## Brief
Copy each line below without leaving any out.

## Data section
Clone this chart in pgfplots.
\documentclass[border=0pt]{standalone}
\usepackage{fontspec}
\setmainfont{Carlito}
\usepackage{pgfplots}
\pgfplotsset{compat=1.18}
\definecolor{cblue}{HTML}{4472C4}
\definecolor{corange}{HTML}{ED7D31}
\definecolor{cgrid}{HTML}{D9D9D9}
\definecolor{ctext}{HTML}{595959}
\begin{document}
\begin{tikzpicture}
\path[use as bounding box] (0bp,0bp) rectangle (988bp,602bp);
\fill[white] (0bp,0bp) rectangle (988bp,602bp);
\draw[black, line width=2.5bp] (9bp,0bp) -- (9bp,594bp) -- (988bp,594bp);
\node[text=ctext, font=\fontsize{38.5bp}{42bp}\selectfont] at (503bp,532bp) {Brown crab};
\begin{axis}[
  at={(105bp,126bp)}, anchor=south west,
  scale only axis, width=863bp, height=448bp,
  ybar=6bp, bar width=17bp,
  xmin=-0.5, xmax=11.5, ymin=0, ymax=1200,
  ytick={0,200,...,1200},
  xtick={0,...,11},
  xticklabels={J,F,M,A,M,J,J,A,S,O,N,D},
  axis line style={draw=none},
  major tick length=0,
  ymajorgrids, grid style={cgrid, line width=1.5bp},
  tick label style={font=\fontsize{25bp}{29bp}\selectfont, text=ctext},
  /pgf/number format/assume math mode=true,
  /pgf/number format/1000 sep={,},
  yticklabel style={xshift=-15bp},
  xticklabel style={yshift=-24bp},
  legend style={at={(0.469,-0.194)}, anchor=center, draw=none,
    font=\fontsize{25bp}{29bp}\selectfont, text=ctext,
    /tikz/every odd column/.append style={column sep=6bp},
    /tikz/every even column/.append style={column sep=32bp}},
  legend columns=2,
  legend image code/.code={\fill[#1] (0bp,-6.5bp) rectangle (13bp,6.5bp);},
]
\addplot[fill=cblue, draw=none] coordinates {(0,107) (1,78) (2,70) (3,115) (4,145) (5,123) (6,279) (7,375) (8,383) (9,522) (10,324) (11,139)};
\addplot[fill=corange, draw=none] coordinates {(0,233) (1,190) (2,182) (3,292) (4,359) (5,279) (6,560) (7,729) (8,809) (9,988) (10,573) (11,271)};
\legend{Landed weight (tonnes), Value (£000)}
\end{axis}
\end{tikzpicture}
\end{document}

## Result of the exercise
Clone this chart in pgfplots.
\documentclass[border=0pt]{standalone}
\usepackage{fontspec}
\setmainfont{Carlito}
\usepackage{pgfplots}
\pgfplotsset{compat=1.18}
\definecolor{cblue}{HTML}{4472C4}
\definecolor{corange}{HTML}{ED7D31}
\definecolor{cgrid}{HTML}{D9D9D9}
\definecolor{ctext}{HTML}{595959}
\begin{document}
\begin{tikzpicture}
\path[use as bounding box] (0bp,0bp) rectangle (988bp,602bp);
\fill[white] (0bp,0bp) rectangle (988bp,602bp);
\draw[black, line width=2.5bp] (9bp,0bp) -- (9bp,594bp) -- (988bp,594bp);
\node[text=ctext, font=\fontsize{38.5bp}{42bp}\selectfont] at (503bp,532bp) {Brown crab};
\begin{axis}[
  at={(105bp,126bp)}, anchor=south west,
  scale only axis, width=863bp, height=448bp,
  ybar=6bp, bar width=17bp,
  xmin=-0.5, xmax=11.5, ymin=0, ymax=1200,
  ytick={0,200,...,1200},
  xtick={0,...,11},
  xticklabels={J,F,M,A,M,J,J,A,S,O,N,D},
  axis line style={draw=none},
  major tick length=0,
  ymajorgrids, grid style={cgrid, line width=1.5bp},
  tick label style={font=\fontsize{25bp}{29bp}\selectfont, text=ctext},
  /pgf/number format/assume math mode=true,
  /pgf/number format/1000 sep={,},
  yticklabel style={xshift=-15bp},
  xticklabel style={yshift=-24bp},
  legend style={at={(0.469,-0.194)}, anchor=center, draw=none,
    font=\fontsize{25bp}{29bp}\selectfont, text=ctext,
    /tikz/every odd column/.append style={column sep=6bp},
    /tikz/every even column/.append style={column sep=32bp}},
  legend columns=2,
  legend image code/.code={\fill[#1] (0bp,-6.5bp) rectangle (13bp,6.5bp);},
]
\addplot[fill=cblue, draw=none] coordinates {(0,107) (1,78) (2,70) (3,115) (4,145) (5,123) (6,279) (7,375) (8,383) (9,522) (10,324) (11,139)};
\addplot[fill=corange, draw=none] coordinates {(0,233) (1,190) (2,182) (3,292) (4,359) (5,279) (6,560) (7,729) (8,809) (9,988) (10,573) (11,271)};
\legend{Landed weight (tonnes), Value (£000)}
\end{axis}
\end{tikzpicture}
\end{document}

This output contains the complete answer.